Does the brick run behind the framing? What carries the brick above? I have never heard this described as a water table. I think that the brick could be installled first and then the roof ledger could be attached to the brick. I think it would be very hard for a mason to install brick through a pocket. If the engineering allows the brick to be carried with a lintel attached to the wood framing then you might just frame a flat shelf (5 1/2") across the width of the gable. That is a engineering question however. Any headers below might need to beefed up to carry the weight of the brick. We have done that before, with an engineered design.



Adam Greisz

Owen Roberts Group

10634 East Riverside Drive # 100

Bothell, WA 98011

Wood is Good Adam Greisz<?xml:namespace prefix = o ns = "urn:schemas-microsoft-com:office:office" />  

(post #98730, reply #5 of 12)

These rafters tie into gable studs; stone veneer stops and siding is on top.
For brick,just leave 4-5" off plywood.

Hope it helps;

If it were easy....a caveman could do it.

(post #98730, reply #6 of 12)

Do you mean nail the false rafter tails to the sides of the studs, then sheath around them? 


(post #98730, reply #7 of 12)


If it were easy....a caveman could do it.

(post #98730, reply #8 of 12)

whoa.  wait a minute.

if you want to frame the home in the picture (yours, not FramerT's) then the brick must go on first all the way to the upper roof line and then the level cornice must be applied over the brick after the brick is installed.

the mason may choose to use 4" block behind the framing to save money.  he may also add some wood blocking to help with your fastening.  he will not want to install the brick around your level cornice if you put in on first.  if you do put it on, you may find it on the ground if you aren't around when he gets there.

the framing is done by installing  2x rim material directly to the masonry and then attaching short rafters to the rim.

FramerT's image shows the same type of gable but with lightweight siding above this cornice, not brick.  if that is what you want, then you can follow his lead.


carpenter in transition

carpenter in transition

(post #98730, reply #9 of 12)

I have looked at your photo further and it appears that the brick above the level cornice is not in the same plane as the brick below.  it appears to be at least 9" back.

this presents all kinds of interesting weight bearing issues.  i would like to see the steel beam that holds up the brick on the upper gable and also the way the weight was carried to the foundation.

nice high end house.


carpenter in transition

carpenter in transition

(post #98730, reply #11 of 12)

Tim we install that  cornice and shed roof all the time before the brickies show up.
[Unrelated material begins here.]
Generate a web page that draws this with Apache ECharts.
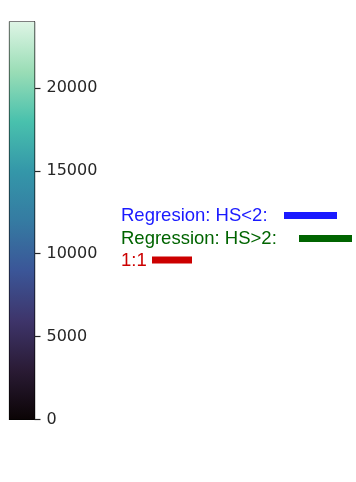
<!DOCTYPE html>
<html>
<head>
<meta charset="utf-8">
<script src="https://cdn.jsdelivr.net/npm/echarts@6/dist/echarts.min.js"></script>
<style>html,body{margin:0;padding:0;background:#fff;}#c{width:356px;height:482px;}</style>
</head>
<body>
<div id="c"></div>
<script>
// Colorbar range and ticks
var cbMin = 0;
var cbMax = 23970;
var tickValues = [0, 5000, 10000, 15000, 20000];
// mako colormap samples (position, color)
var cmapPos = [0, 0.125, 0.25, 0.375, 0.5, 0.625, 0.75, 0.875, 1];
var cmapColors = ['#0B0405', '#2A1B35', '#3E356B', '#3B5698', '#357BA2', '#3497A9', '#49C1AD', '#9ADDB6', '#DEF5E5'];
// Legend annotation texts
var legendLabels = ['Regresion: HS<2:', 'Regression: HS>2:', '1:1'];
var legendColors = ['#1a1aff', '#006400', '#cc0000'];

var chart = echarts.init(document.getElementById('c'), null, {renderer: 'canvas'});
var stops = cmapPos.map(function (p, i) { return {offset: p, color: cmapColors[i]}; });

var gTop = 22, gLeft = 9.5, gW = 25, gH = 397.5;
var txtFont = '"Liberation Sans", Arial, sans-serif';
var rows = [
  {y: 216, x: 121, bx: 284, bw: 53},
  {y: 239, x: 121, bx: 299, bw: 53},
  {y: 260.5, x: 121, bx: 152, bw: 40}
];
var graphics = [];
rows.forEach(function (r, i) {
  graphics.push({
    type: 'text', x: r.x, y: r.y,
    style: {text: legendLabels[i], fill: legendColors[i], font: '18.5px ' + txtFont, textVerticalAlign: 'middle', textAlign: 'left'}
  });
  graphics.push({
    type: 'rect', shape: {x: r.bx, y: r.y - 4, width: r.bw, height: 7},
    style: {fill: legendColors[i]}
  });
});

chart.setOption({
  animation: false,
  grid: {left: gLeft, top: gTop, width: gW, height: gH, show: true, borderColor: '#000', borderWidth: 1.2, backgroundColor: 'transparent'},
  xAxis: {type: 'category', data: ['cb'], show: false},
  yAxis: {
    type: 'value', position: 'right', min: cbMin, max: cbMax, interval: 5000,
    axisLine: {show: true, lineStyle: {color: '#000', width: 1.2}},
    axisTick: {show: true, length: 6, lineStyle: {color: '#262626', width: 1.2}},
    axisLabel: {show: true, margin: 12, color: '#262626', fontFamily: '"DejaVu Sans", sans-serif', fontSize: 16,
      showMaxLabel: false, formatter: function (v) { return String(v); }},
    splitLine: {show: false}
  },
  series: [{
    type: 'bar', data: [cbMax], barWidth: '100%', barGap: 0,
    itemStyle: {color: new echarts.graphic.LinearGradient(0, 1, 0, 0, stops)},
    silent: true
  }],
  graphic: graphics
});
</script>
</body>
</html>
It get roofed and painted too!

It's not really any big deal. They just lay up the bricks behind the frieze, then fill in behind it. I guess they just drop in the bricks and mortar behind the framing, but an alternative method would be to bolt on some lintels and restart the brickwork. They might also layup some "pillars" using 4x16 solid blocks and set the lintels on it, but I rather doubt that they do. Usually, they just drop and slop their way till they are above the roof.

This situation doesn't come up much, but I've never heard of a brickie tearing one off.
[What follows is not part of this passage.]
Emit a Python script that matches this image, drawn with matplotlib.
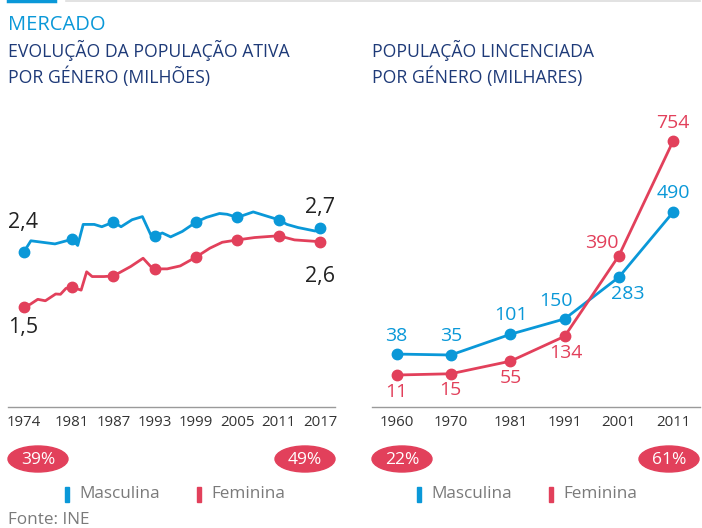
import matplotlib
matplotlib.use("Agg")
import matplotlib.pyplot as plt
from matplotlib.patches import Ellipse, Rectangle

plt.rcParams['font.family'] = ['Open Sans', 'DejaVu Sans']

W, H = 702, 528
BLUE = '#0a98d8'
RED = '#e2405b'
NAVY = '#1e3a78'
GRAY = '#7a7a7a'

# ---- data: active population by gender (millions)
act_years_m = [1974, 1975, 1978.5, 1981, 1981.8, 1982.6, 1984.2, 1985.3, 1987, 1988.1,
               1989.7, 1991.2, 1992.4, 1993, 1994.1, 1995.3, 1997, 1999, 2000.5, 2002.4,
               2003.5, 2005, 2007.3, 2009.5, 2011, 2012.2, 2013.8, 2016.3, 2017]
act_masc = [2.40, 2.54, 2.50, 2.56, 2.48, 2.75, 2.75, 2.72, 2.78, 2.72,
            2.81, 2.85, 2.62, 2.60, 2.64, 2.59, 2.66, 2.78, 2.84, 2.89,
            2.88, 2.84, 2.91, 2.85, 2.81, 2.75, 2.71, 2.665, 2.70]
act_years_f = [1974, 1974.9, 1976, 1977.1, 1978.6, 1979.3, 1980.1, 1981, 1982.3, 1983.1,
               1983.9, 1985.6, 1987, 1989.5, 1991.3, 1992.4, 1993, 1994.8, 1996.7, 1999,
               2001, 2002.8, 2005, 2007.5, 2011, 2013.3, 2017]
act_fem = [1.50, 1.54, 1.625, 1.60, 1.715, 1.71, 1.81, 1.83, 1.78, 2.09,
           2.01, 2.01, 2.02, 2.18, 2.32, 2.18, 2.14, 2.14, 2.19, 2.34,
           2.49, 2.59, 2.63, 2.67, 2.70, 2.63, 2.60]
act_marks = [1974, 1981, 1987, 1993, 1999, 2005, 2011, 2017]

# ---- data: licensed population by gender (thousands)
lic_years = [1960, 1970, 1981, 1991, 2001, 2011]
lic_masc = [38, 35, 101, 150, 283, 490]
lic_fem = [11, 15, 55, 134, 390, 754]


def fx(px):
    return px / W


def fy(py):
    return 1 - py / H


fig = plt.figure(figsize=(W / 100, H / 100), dpi=100)

# top rules
fig.add_artist(plt.Line2D([fx(66), fx(700)], [fy(1), fy(1)], color='#dddddd', lw=1.2))
fig.add_artist(plt.Line2D([fx(8), fx(55)], [fy(1), fy(1)], color=BLUE, lw=2.5))

fig.text(fx(8), fy(30), 'MERCADO', color=BLUE, fontsize=14.5, va='baseline')
fig.text(fx(8), fy(57), 'EVOLUÇÃO DA POPULAÇÃO ATIVA', color=NAVY, fontsize=12.7, va='baseline')
fig.text(fx(8), fy(83), 'POR GÉNERO (MILHÕES)', color=NAVY, fontsize=12.7, va='baseline')
fig.text(fx(372), fy(57), 'POPULAÇÃO LINCENCIADA', color=NAVY, fontsize=12.7, va='baseline')
fig.text(fx(372), fy(83), 'POR GÉNERO (MILHARES)', color=NAVY, fontsize=12.7, va='baseline')


def style(ax):
    for s in ['top', 'left', 'right']:
        ax.spines[s].set_visible(False)
    ax.spines['bottom'].set_color('#9a9a9a')
    ax.spines['bottom'].set_linewidth(1)
    ax.set_yticks([])
    ax.tick_params(axis='x', length=0, pad=6, labelsize=10.8, labelcolor='#333333')
    ax.patch.set_alpha(0)


def pad_vals(years, vals, marks):
    return [v for y, v in zip(years, vals) if y in marks]


# ---- left panel
ax1 = fig.add_axes([fx(8), fy(407), fx(335 - 8), (407 - 100) / H])
ax1b = ax1.twinx()
px_yr = (320 - 24) / (2017 - 1974)
ax1.set_xlim(1974 - 16 / px_yr, 2017 + 15 / px_yr)
ax1.set_ylim(0.409, 4.345)
ax1b.set_ylim(-0.197, 4.997)
ax1.plot(act_years_m, act_masc, color=BLUE, lw=2, solid_joinstyle='round')
ax1.plot(act_marks, pad_vals(act_years_m, act_masc, act_marks), 'o', color=BLUE, ms=7.5)
ax1b.plot(act_years_f, act_fem, color=RED, lw=2, solid_joinstyle='round')
ax1b.plot(act_marks, pad_vals(act_years_f, act_fem, act_marks), 'o', color=RED, ms=7.5)
ax1.set_xticks(act_marks)
ax1.set_xticklabels([str(y) for y in act_marks])
style(ax1)
style(ax1b)
ax1b.spines['bottom'].set_visible(False)

lab_kw = dict(textcoords='offset points', ha='center', va='center', fontsize=15.5, color='#222222')
ax1.annotate('2,4', (act_years_m[0], act_masc[0]), xytext=(-1, 21), **lab_kw)
ax1b.annotate('1,5', (act_years_f[0], act_fem[0]), xytext=(-1, -15), **lab_kw)
ax1.annotate('2,7', (act_years_m[-1], act_masc[-1]), xytext=(0, 15), **lab_kw)
ax1b.annotate('2,6', (act_years_f[-1], act_fem[-1]), xytext=(0, -25), **lab_kw)

# ---- right panel
ax2 = fig.add_axes([fx(372), fy(407), fx(700 - 372), (407 - 100) / H])
ax2b = ax2.twinx()
px_yr2 = (675 - 396.7) / (2011 - 1960)
ax2.set_xlim(1960 - 24.7 / px_yr2, 2011 + 27 / px_yr2)
ax2.set_ylim(-130.6, 847)
ax2b.set_ylim(-90.5, 884)
ax2.plot(lic_years, lic_masc, '-o', color=BLUE, lw=2, ms=7.5)
ax2b.plot(lic_years, lic_fem, '-o', color=RED, lw=2, ms=7.5)
ax2.set_xticks(lic_years)
ax2.set_xticklabels([str(y) for y in lic_years])
style(ax2)
style(ax2b)
ax2b.spines['bottom'].set_visible(False)

m_off = [(0, 13), (0, 14), (0, 14), (-6, 13), (6, -12), (0, 14)]
f_off = [(0, -12), (0, -12), (0, -12), (1, -12), (-12, 9), (0, 13)]
for x, v, o in zip(lic_years, lic_masc, m_off):
    ax2.annotate(str(v), (x, v), xytext=o, textcoords='offset points', ha='center',
                 va='center', fontsize=14, color=BLUE)
for x, v, o in zip(lic_years, lic_fem, f_off):
    ax2b.annotate(str(v), (x, v), xytext=o, textcoords='offset points', ha='center',
                  va='center', fontsize=14, color=RED)

# ---- percentage pills
pills = [(38, '39%'), (305, '49%'), (402, '22%'), (669, '61%')]
for cx, txt in pills:
    fig.add_artist(Ellipse((fx(cx), fy(459)), 60 / W, 26 / H, color=RED, transform=fig.transFigure))
    fig.text(fx(cx), fy(460), txt, color='white', fontsize=12.5, ha='center', va='center')

# ---- legends
for lx in [65, 417]:
    fig.add_artist(Rectangle((fx(lx), fy(502)), 4 / W, 15 / H, color=BLUE, transform=fig.transFigure))
    fig.text(fx(lx + 14), fy(494), 'Masculina', color=GRAY, fontsize=12.3, va='center')
    fig.add_artist(Rectangle((fx(lx + 132), fy(502)), 4 / W, 15 / H, color=RED, transform=fig.transFigure))
    fig.text(fx(lx + 146), fy(494), 'Feminina', color=GRAY, fontsize=12.3, va='center')

fig.text(fx(8), fy(520), 'Fonte: INE', color=GRAY, fontsize=12.3, va='center')

fig.savefig('out.png', dpi=100)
keep looking for customers who want to hire  YOU.. all the rest are looking for commodities.. are you  a commodity ?... if you get sucked into "free estimates" and  "soliciting bids"... then you are a commodity... if your operation is set up to compete as a commodity, then have at it..... but be prepared to keep your margins low and your overhead  high...."

From the best of TauntonU.

(post #98730, reply #12 of 12)

you never met our bricklayer !

you never know with him

some days, no problem, others, lookout !


carpenter in transition

carpenter in transition

(post #98730, reply #10 of 12)

Ah would agree with others that this one ( the one in your picture), should be attached after the brick guy runs up the gable. You could somehow hang that assembly in placew somehow, but your still going to have to fasten it after the masonry is done. So just leave it off.  If you HAVE to, and your building it JUST like the picture you posted, You could omit the brick under that gable window and fur the wall out there the width of your venneer. That would give you somthing to nail to. I still wouldn't do it.   

I can see where your coming from, though, I get alot of comments from masons to install as much cornice as possible before they start. (you would think otherwise). This gives them an edge to brick to. Guys I've seen clamp a tall aluminum straightedge to the frieze as a guide.  

You might want to rethink that five-, five and a half inches. Thats way to big. We do 4 1/2"  ( three 2x's) as the total space for brick + airspace.  Do the math..... 3 1/2" brick, 1" airspace,  equals four and a half.  ( the brick is closer to 3 5/8, but does it matterr?).   Plus you will find that that works better with brickmold around the windows.